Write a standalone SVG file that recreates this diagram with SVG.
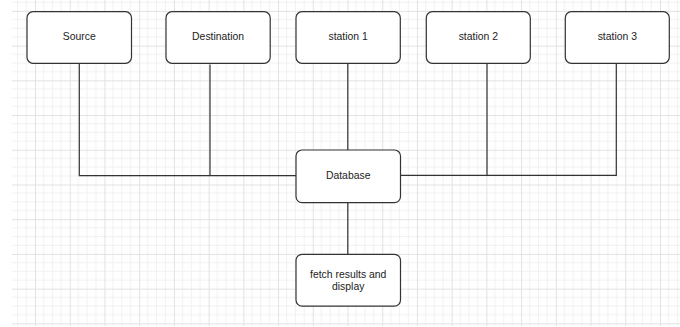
<svg xmlns="http://www.w3.org/2000/svg" width="680" height="327" viewBox="0 0 680 327">
  <style>
    .box { fill: #ffffff; stroke: #333333; stroke-width: 1.2; }
    .wire { fill: none; stroke: #333333; stroke-width: 1.2; }
    .label { font-family: "Liberation Sans", Arial, sans-serif; font-size: 10.4px; fill: #222222; text-anchor: middle; }
  </style>
  <defs>
    <!-- minor grid lines every 8.68px, major line every 34.72px -->
    <pattern id="grid" patternUnits="userSpaceOnUse" x="0.3" y="10.9" width="34.72" height="34.72">
      <path d="M8.68 0V34.72M17.36 0V34.72M26.04 0V34.72M0 8.68H34.72M0 17.36H34.72M0 26.04H34.72" stroke="#f1f1f1" stroke-width="1" fill="none"/>
      <path d="M0.5 0V34.72M0 0.5H34.72" stroke="#e2e2e2" stroke-width="1" fill="none"/>
    </pattern>
  </defs>

  <rect x="0" y="0" width="680" height="327" fill="#ffffff"/>
  <rect x="12" y="0" width="668" height="326" fill="url(#grid)"/>

  <!-- connectors -->
  <g id="connectors">
    <path class="wire" d="M79.3 63.5V175.6H296"/>
    <path class="wire" d="M210 64.5V175.6"/>
    <path class="wire" d="M347.8 63.5V150"/>
    <path class="wire" d="M400.5 175.4H616.3V63.5"/>
    <path class="wire" d="M487 63.5V175.4"/>
    <path class="wire" d="M347.8 202.5V254.3"/>
  </g>

  <g id="source">
    <rect class="box" x="27" y="11.7" width="104.5" height="51.6" rx="6"/>
    <text class="label" x="79.3" y="40.4">Source</text>
  </g>
  <g id="destination">
    <rect class="box" x="166" y="11.7" width="104.2" height="51.6" rx="6"/>
    <text class="label" x="218.1" y="40.4">Destination</text>
  </g>
  <g id="station1">
    <rect class="box" x="296" y="11.7" width="104.3" height="51.6" rx="6"/>
    <text class="label" x="348.1" y="40.4">station 1</text>
  </g>
  <g id="station2">
    <rect class="box" x="426.3" y="11.7" width="104" height="51.6" rx="6"/>
    <text class="label" x="478.3" y="40.4">station 2</text>
  </g>
  <g id="station3">
    <rect class="box" x="565.3" y="11.7" width="104" height="51.6" rx="6"/>
    <text class="label" x="617.3" y="40.4">station 3</text>
  </g>
  <g id="database">
    <rect class="box" x="296" y="150" width="104.5" height="52.6" rx="6"/>
    <text class="label" x="348.2" y="179">Database</text>
  </g>
  <g id="fetch-display">
    <rect class="box" x="296" y="254.3" width="104.5" height="51.8" rx="6"/>
    <text class="label" x="348.2" y="277.6">fetch results and</text>
    <text class="label" x="348.2" y="289.6">display</text>
  </g>
</svg>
◇ ◇ ◇ ◇
Task objective:
Without the images, write out each line of the data verbatim.

Result for this exercise:
Write a standalone SVG file that recreates this diagram with SVG.
<svg xmlns="http://www.w3.org/2000/svg" width="680" height="327" viewBox="0 0 680 327">
  <style>
    .box { fill: #ffffff; stroke: #333333; stroke-width: 1.2; }
    .wire { fill: none; stroke: #333333; stroke-width: 1.2; }
    .label { font-family: "Liberation Sans", Arial, sans-serif; font-size: 10.4px; fill: #222222; text-anchor: middle; }
  </style>
  <defs>
    <!-- minor grid lines every 8.68px, major line every 34.72px -->
    <pattern id="grid" patternUnits="userSpaceOnUse" x="0.3" y="10.9" width="34.72" height="34.72">
      <path d="M8.68 0V34.72M17.36 0V34.72M26.04 0V34.72M0 8.68H34.72M0 17.36H34.72M0 26.04H34.72" stroke="#f1f1f1" stroke-width="1" fill="none"/>
      <path d="M0.5 0V34.72M0 0.5H34.72" stroke="#e2e2e2" stroke-width="1" fill="none"/>
    </pattern>
  </defs>

  <rect x="0" y="0" width="680" height="327" fill="#ffffff"/>
  <rect x="12" y="0" width="668" height="326" fill="url(#grid)"/>

  <!-- connectors -->
  <g id="connectors">
    <path class="wire" d="M79.3 63.5V175.6H296"/>
    <path class="wire" d="M210 64.5V175.6"/>
    <path class="wire" d="M347.8 63.5V150"/>
    <path class="wire" d="M400.5 175.4H616.3V63.5"/>
    <path class="wire" d="M487 63.5V175.4"/>
    <path class="wire" d="M347.8 202.5V254.3"/>
  </g>

  <g id="source">
    <rect class="box" x="27" y="11.7" width="104.5" height="51.6" rx="6"/>
    <text class="label" x="79.3" y="40.4">Source</text>
  </g>
  <g id="destination">
    <rect class="box" x="166" y="11.7" width="104.2" height="51.6" rx="6"/>
    <text class="label" x="218.1" y="40.4">Destination</text>
  </g>
  <g id="station1">
    <rect class="box" x="296" y="11.7" width="104.3" height="51.6" rx="6"/>
    <text class="label" x="348.1" y="40.4">station 1</text>
  </g>
  <g id="station2">
    <rect class="box" x="426.3" y="11.7" width="104" height="51.6" rx="6"/>
    <text class="label" x="478.3" y="40.4">station 2</text>
  </g>
  <g id="station3">
    <rect class="box" x="565.3" y="11.7" width="104" height="51.6" rx="6"/>
    <text class="label" x="617.3" y="40.4">station 3</text>
  </g>
  <g id="database">
    <rect class="box" x="296" y="150" width="104.5" height="52.6" rx="6"/>
    <text class="label" x="348.2" y="179">Database</text>
  </g>
  <g id="fetch-display">
    <rect class="box" x="296" y="254.3" width="104.5" height="51.8" rx="6"/>
    <text class="label" x="348.2" y="277.6">fetch results and</text>
    <text class="label" x="348.2" y="289.6">display</text>
  </g>
</svg>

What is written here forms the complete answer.